Let's stipulate that if the Democratic majority in Congress intends to introduce legislation to end the Iraq war in a meaningful, expeditious way, it will need to have 67 firm votes in the Senate and 290 firm votes in the House. That is the number of votes you need to be bullet-proof against any presidential veto.

Question: What kind of bill can get those numbers? Answer: We can only guess. But let's apply some political science to do a thought experiment and find some answers.

Look at the graph below:

write your own bill.bmp

Here's what the graph shows...

The vertical axis is the number of votes in the Senate; the horizontal axis is the content of the bill. Notice that the point on the left end of the horizontal axis represents the Feingold amendment; it got 29 votes. The right end of the horizontal axis represents the bill that Bush signed (and that everyone hated); it got 80 votes.

The good news? Somewhere between those two points is a bill, any bill, that might have gotten 67 votes without being a rubber-stamped blank check. The bad news? Congress is not a laboratory -- you can't move a slider switch left or right to calibrate the perfect bill.

That said, Jonathan Alter takes a crack at it:

I wish the Democrats had played tougher by including Rep. John Murtha's provision that any troops sent to Iraq would have to be better equipped. Bush privately promised to veto that, too, and they should have called his bluff. Vetoing a bill with no timelines, only a readiness requirement, might have been hard for the president, even if Murtha's amendment was, at bottom, a sly move to send fewer troops.
Fact is, with "67 + 290" votes in the bag, Bush can bluff til he's blue in the face.

P.S. Did the Dems fail on the first go round because, as Jane Hamsher put it, "the message machine is broken?" Maybe. Is our Iraq policy being determined, as Glenn Greenwald says, "by a complete myth?" Maybe.

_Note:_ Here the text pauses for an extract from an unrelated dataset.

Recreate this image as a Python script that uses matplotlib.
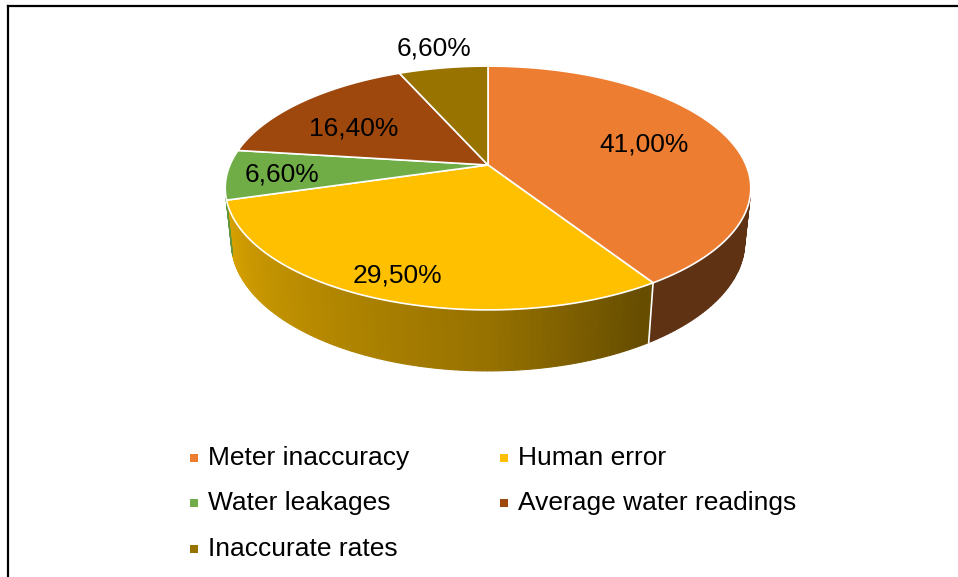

Did we -- you and I -- fail to convince the public that de-funding the war would NOT put the troops in jeopardy? Yes. Or maybe it is an impossible task given the time we have to work with.

I do know that more than one liberal commentator (I'm talking to you, Keith Olbermann) used the Republicans' very language to make the Democratic case -- thereby flunking the task miserably:

[Y]ou, Mr. Bush, imply that if the Democrats don’t give you the money and give it to you entirely on your terms, the troops in Iraq will be stranded, or forced to serve longer, or have to throw bullets at the enemy with their bare hands.
Cute -- but ultimately not helpful, to say the least. Doesn't KO know that you never, never, NEVER use your opponent's language and frames to make your own case?

So shuffle the deck and deal again. But remember: it's all about the number of votes you can get for your bill. And you need to start with 67 in the Senate and 290 in the House.